### EXERCISE OBJECTIVE
Repeat all of the data precisely.

### MATERIAL
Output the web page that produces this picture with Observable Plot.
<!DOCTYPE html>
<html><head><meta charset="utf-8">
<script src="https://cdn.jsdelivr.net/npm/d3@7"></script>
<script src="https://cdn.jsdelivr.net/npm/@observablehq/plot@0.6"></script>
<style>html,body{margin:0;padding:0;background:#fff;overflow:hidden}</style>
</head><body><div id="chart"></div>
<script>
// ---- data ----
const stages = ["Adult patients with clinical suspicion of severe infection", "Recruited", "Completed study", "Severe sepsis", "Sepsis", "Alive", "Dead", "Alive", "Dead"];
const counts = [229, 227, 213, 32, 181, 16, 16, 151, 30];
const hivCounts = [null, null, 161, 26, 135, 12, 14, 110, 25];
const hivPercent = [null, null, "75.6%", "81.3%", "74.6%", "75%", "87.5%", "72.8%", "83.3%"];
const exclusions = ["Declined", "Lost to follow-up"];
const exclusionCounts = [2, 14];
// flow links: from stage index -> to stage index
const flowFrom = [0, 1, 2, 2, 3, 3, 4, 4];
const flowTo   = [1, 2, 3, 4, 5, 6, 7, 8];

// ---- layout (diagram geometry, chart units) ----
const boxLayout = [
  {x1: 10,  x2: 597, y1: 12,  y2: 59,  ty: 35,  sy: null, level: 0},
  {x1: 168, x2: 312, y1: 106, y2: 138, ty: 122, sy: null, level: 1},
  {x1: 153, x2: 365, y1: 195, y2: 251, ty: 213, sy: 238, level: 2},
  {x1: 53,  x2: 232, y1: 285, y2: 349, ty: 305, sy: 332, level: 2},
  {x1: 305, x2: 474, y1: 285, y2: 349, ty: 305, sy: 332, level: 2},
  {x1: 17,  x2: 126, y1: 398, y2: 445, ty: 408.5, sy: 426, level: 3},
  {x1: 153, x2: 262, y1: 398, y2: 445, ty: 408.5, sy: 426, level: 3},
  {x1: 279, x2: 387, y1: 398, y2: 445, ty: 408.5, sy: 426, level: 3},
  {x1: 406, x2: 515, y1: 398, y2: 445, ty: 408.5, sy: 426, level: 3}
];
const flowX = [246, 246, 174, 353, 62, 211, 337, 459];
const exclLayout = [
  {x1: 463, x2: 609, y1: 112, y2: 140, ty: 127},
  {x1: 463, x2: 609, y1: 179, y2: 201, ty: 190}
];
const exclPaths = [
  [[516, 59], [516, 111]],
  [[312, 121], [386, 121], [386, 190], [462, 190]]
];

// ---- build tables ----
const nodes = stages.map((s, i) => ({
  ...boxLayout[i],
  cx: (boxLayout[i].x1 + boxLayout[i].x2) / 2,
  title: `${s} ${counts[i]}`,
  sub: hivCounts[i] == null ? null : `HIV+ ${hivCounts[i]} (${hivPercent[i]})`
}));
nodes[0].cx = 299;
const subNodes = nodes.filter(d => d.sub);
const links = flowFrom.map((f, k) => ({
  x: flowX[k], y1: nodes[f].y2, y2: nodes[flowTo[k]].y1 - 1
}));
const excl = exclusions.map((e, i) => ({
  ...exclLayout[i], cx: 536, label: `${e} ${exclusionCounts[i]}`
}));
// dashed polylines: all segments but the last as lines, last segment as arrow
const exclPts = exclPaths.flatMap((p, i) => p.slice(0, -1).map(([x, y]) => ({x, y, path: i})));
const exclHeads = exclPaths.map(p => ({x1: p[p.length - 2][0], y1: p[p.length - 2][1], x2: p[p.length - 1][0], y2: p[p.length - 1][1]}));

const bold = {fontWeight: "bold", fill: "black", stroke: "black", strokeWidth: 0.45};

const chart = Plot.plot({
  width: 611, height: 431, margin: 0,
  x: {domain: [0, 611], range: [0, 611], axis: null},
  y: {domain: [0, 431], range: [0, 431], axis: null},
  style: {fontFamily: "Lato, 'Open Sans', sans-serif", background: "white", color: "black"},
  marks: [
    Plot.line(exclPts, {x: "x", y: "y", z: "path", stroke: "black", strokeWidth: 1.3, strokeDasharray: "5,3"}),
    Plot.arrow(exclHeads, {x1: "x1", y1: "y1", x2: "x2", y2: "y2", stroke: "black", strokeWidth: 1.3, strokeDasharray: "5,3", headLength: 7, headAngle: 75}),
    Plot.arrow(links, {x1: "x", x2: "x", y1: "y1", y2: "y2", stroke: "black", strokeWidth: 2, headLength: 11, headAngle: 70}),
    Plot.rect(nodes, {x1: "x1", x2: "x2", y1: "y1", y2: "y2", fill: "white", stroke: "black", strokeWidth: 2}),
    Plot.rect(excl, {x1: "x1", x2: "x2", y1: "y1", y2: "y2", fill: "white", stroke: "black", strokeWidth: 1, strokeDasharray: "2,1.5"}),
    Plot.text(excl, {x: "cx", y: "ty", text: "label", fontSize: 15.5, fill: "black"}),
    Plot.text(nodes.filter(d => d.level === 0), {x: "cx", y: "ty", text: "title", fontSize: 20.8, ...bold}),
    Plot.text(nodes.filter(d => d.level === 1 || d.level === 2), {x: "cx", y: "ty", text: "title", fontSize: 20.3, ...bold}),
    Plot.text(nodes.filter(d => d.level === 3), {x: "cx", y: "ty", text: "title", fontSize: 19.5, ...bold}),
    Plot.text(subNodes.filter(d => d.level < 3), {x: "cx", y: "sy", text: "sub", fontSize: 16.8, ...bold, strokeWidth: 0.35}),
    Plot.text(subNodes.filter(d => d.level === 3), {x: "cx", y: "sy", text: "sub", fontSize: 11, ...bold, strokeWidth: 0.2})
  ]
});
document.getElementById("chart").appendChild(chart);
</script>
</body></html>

### OUTPUT BELOW
Output the web page that produces this picture with Observable Plot.
<!DOCTYPE html>
<html><head><meta charset="utf-8">
<script src="https://cdn.jsdelivr.net/npm/d3@7"></script>
<script src="https://cdn.jsdelivr.net/npm/@observablehq/plot@0.6"></script>
<style>html,body{margin:0;padding:0;background:#fff;overflow:hidden}</style>
</head><body><div id="chart"></div>
<script>
// ---- data ----
const stages = ["Adult patients with clinical suspicion of severe infection", "Recruited", "Completed study", "Severe sepsis", "Sepsis", "Alive", "Dead", "Alive", "Dead"];
const counts = [229, 227, 213, 32, 181, 16, 16, 151, 30];
const hivCounts = [null, null, 161, 26, 135, 12, 14, 110, 25];
const hivPercent = [null, null, "75.6%", "81.3%", "74.6%", "75%", "87.5%", "72.8%", "83.3%"];
const exclusions = ["Declined", "Lost to follow-up"];
const exclusionCounts = [2, 14];
// flow links: from stage index -> to stage index
const flowFrom = [0, 1, 2, 2, 3, 3, 4, 4];
const flowTo   = [1, 2, 3, 4, 5, 6, 7, 8];

// ---- layout (diagram geometry, chart units) ----
const boxLayout = [
  {x1: 10,  x2: 597, y1: 12,  y2: 59,  ty: 35,  sy: null, level: 0},
  {x1: 168, x2: 312, y1: 106, y2: 138, ty: 122, sy: null, level: 1},
  {x1: 153, x2: 365, y1: 195, y2: 251, ty: 213, sy: 238, level: 2},
  {x1: 53,  x2: 232, y1: 285, y2: 349, ty: 305, sy: 332, level: 2},
  {x1: 305, x2: 474, y1: 285, y2: 349, ty: 305, sy: 332, level: 2},
  {x1: 17,  x2: 126, y1: 398, y2: 445, ty: 408.5, sy: 426, level: 3},
  {x1: 153, x2: 262, y1: 398, y2: 445, ty: 408.5, sy: 426, level: 3},
  {x1: 279, x2: 387, y1: 398, y2: 445, ty: 408.5, sy: 426, level: 3},
  {x1: 406, x2: 515, y1: 398, y2: 445, ty: 408.5, sy: 426, level: 3}
];
const flowX = [246, 246, 174, 353, 62, 211, 337, 459];
const exclLayout = [
  {x1: 463, x2: 609, y1: 112, y2: 140, ty: 127},
  {x1: 463, x2: 609, y1: 179, y2: 201, ty: 190}
];
const exclPaths = [
  [[516, 59], [516, 111]],
  [[312, 121], [386, 121], [386, 190], [462, 190]]
];

// ---- build tables ----
const nodes = stages.map((s, i) => ({
  ...boxLayout[i],
  cx: (boxLayout[i].x1 + boxLayout[i].x2) / 2,
  title: `${s} ${counts[i]}`,
  sub: hivCounts[i] == null ? null : `HIV+ ${hivCounts[i]} (${hivPercent[i]})`
}));
nodes[0].cx = 299;
const subNodes = nodes.filter(d => d.sub);
const links = flowFrom.map((f, k) => ({
  x: flowX[k], y1: nodes[f].y2, y2: nodes[flowTo[k]].y1 - 1
}));
const excl = exclusions.map((e, i) => ({
  ...exclLayout[i], cx: 536, label: `${e} ${exclusionCounts[i]}`
}));
// dashed polylines: all segments but the last as lines, last segment as arrow
const exclPts = exclPaths.flatMap((p, i) => p.slice(0, -1).map(([x, y]) => ({x, y, path: i})));
const exclHeads = exclPaths.map(p => ({x1: p[p.length - 2][0], y1: p[p.length - 2][1], x2: p[p.length - 1][0], y2: p[p.length - 1][1]}));

const bold = {fontWeight: "bold", fill: "black", stroke: "black", strokeWidth: 0.45};

const chart = Plot.plot({
  width: 611, height: 431, margin: 0,
  x: {domain: [0, 611], range: [0, 611], axis: null},
  y: {domain: [0, 431], range: [0, 431], axis: null},
  style: {fontFamily: "Lato, 'Open Sans', sans-serif", background: "white", color: "black"},
  marks: [
    Plot.line(exclPts, {x: "x", y: "y", z: "path", stroke: "black", strokeWidth: 1.3, strokeDasharray: "5,3"}),
    Plot.arrow(exclHeads, {x1: "x1", y1: "y1", x2: "x2", y2: "y2", stroke: "black", strokeWidth: 1.3, strokeDasharray: "5,3", headLength: 7, headAngle: 75}),
    Plot.arrow(links, {x1: "x", x2: "x", y1: "y1", y2: "y2", stroke: "black", strokeWidth: 2, headLength: 11, headAngle: 70}),
    Plot.rect(nodes, {x1: "x1", x2: "x2", y1: "y1", y2: "y2", fill: "white", stroke: "black", strokeWidth: 2}),
    Plot.rect(excl, {x1: "x1", x2: "x2", y1: "y1", y2: "y2", fill: "white", stroke: "black", strokeWidth: 1, strokeDasharray: "2,1.5"}),
    Plot.text(excl, {x: "cx", y: "ty", text: "label", fontSize: 15.5, fill: "black"}),
    Plot.text(nodes.filter(d => d.level === 0), {x: "cx", y: "ty", text: "title", fontSize: 20.8, ...bold}),
    Plot.text(nodes.filter(d => d.level === 1 || d.level === 2), {x: "cx", y: "ty", text: "title", fontSize: 20.3, ...bold}),
    Plot.text(nodes.filter(d => d.level === 3), {x: "cx", y: "ty", text: "title", fontSize: 19.5, ...bold}),
    Plot.text(subNodes.filter(d => d.level < 3), {x: "cx", y: "sy", text: "sub", fontSize: 16.8, ...bold, strokeWidth: 0.35}),
    Plot.text(subNodes.filter(d => d.level === 3), {x: "cx", y: "sy", text: "sub", fontSize: 11, ...bold, strokeWidth: 0.2})
  ]
});
document.getElementById("chart").appendChild(chart);
</script>
</body></html>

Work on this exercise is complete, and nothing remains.